-------- DATA BLOCK

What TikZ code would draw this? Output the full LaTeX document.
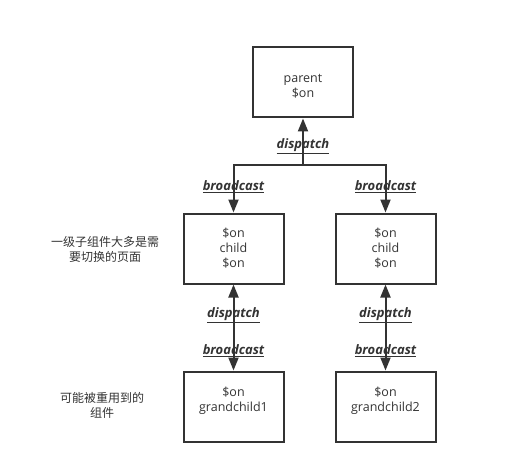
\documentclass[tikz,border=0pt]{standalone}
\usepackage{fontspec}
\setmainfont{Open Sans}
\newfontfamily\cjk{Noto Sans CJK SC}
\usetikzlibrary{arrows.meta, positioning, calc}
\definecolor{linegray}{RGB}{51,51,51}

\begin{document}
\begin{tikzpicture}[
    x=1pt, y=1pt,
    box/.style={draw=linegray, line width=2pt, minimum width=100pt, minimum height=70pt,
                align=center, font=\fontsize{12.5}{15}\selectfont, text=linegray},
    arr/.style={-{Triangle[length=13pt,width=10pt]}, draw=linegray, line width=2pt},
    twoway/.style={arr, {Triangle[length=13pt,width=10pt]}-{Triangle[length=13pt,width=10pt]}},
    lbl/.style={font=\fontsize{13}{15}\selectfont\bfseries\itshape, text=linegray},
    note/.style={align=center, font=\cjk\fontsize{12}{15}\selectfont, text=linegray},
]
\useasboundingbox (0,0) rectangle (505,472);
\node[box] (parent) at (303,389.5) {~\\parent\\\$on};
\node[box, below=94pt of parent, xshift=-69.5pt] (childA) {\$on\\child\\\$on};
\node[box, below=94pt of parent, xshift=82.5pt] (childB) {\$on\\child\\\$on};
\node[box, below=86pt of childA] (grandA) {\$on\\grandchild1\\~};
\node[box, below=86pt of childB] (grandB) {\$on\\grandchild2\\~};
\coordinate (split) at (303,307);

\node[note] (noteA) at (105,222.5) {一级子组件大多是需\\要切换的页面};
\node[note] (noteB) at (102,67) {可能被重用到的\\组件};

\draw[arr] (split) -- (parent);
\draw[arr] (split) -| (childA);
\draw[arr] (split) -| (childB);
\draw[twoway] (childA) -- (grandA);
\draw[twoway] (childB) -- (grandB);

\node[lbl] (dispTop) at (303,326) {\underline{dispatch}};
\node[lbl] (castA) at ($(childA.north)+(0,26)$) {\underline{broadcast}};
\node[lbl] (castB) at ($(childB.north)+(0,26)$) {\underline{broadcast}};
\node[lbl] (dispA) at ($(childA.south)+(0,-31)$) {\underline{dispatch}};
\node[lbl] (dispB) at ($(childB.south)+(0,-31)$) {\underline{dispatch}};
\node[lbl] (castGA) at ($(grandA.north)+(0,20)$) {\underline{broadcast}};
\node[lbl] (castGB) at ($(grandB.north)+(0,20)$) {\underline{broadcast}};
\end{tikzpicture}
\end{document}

----------------

▶ EXERCISE GOAL
Reproduce the listing exactly. Leave its pictures out.

▶ TASK RESPONSE
What TikZ code would draw this? Output the full LaTeX document.
\documentclass[tikz,border=0pt]{standalone}
\usepackage{fontspec}
\setmainfont{Open Sans}
\newfontfamily\cjk{Noto Sans CJK SC}
\usetikzlibrary{arrows.meta, positioning, calc}
\definecolor{linegray}{RGB}{51,51,51}

\begin{document}
\begin{tikzpicture}[
    x=1pt, y=1pt,
    box/.style={draw=linegray, line width=2pt, minimum width=100pt, minimum height=70pt,
                align=center, font=\fontsize{12.5}{15}\selectfont, text=linegray},
    arr/.style={-{Triangle[length=13pt,width=10pt]}, draw=linegray, line width=2pt},
    twoway/.style={arr, {Triangle[length=13pt,width=10pt]}-{Triangle[length=13pt,width=10pt]}},
    lbl/.style={font=\fontsize{13}{15}\selectfont\bfseries\itshape, text=linegray},
    note/.style={align=center, font=\cjk\fontsize{12}{15}\selectfont, text=linegray},
]
\useasboundingbox (0,0) rectangle (505,472);
\node[box] (parent) at (303,389.5) {~\\parent\\\$on};
\node[box, below=94pt of parent, xshift=-69.5pt] (childA) {\$on\\child\\\$on};
\node[box, below=94pt of parent, xshift=82.5pt] (childB) {\$on\\child\\\$on};
\node[box, below=86pt of childA] (grandA) {\$on\\grandchild1\\~};
\node[box, below=86pt of childB] (grandB) {\$on\\grandchild2\\~};
\coordinate (split) at (303,307);

\node[note] (noteA) at (105,222.5) {一级子组件大多是需\\要切换的页面};
\node[note] (noteB) at (102,67) {可能被重用到的\\组件};

\draw[arr] (split) -- (parent);
\draw[arr] (split) -| (childA);
\draw[arr] (split) -| (childB);
\draw[twoway] (childA) -- (grandA);
\draw[twoway] (childB) -- (grandB);

\node[lbl] (dispTop) at (303,326) {\underline{dispatch}};
\node[lbl] (castA) at ($(childA.north)+(0,26)$) {\underline{broadcast}};
\node[lbl] (castB) at ($(childB.north)+(0,26)$) {\underline{broadcast}};
\node[lbl] (dispA) at ($(childA.south)+(0,-31)$) {\underline{dispatch}};
\node[lbl] (dispB) at ($(childB.south)+(0,-31)$) {\underline{dispatch}};
\node[lbl] (castGA) at ($(grandA.north)+(0,20)$) {\underline{broadcast}};
\node[lbl] (castGB) at ($(grandB.north)+(0,20)$) {\underline{broadcast}};
\end{tikzpicture}
\end{document}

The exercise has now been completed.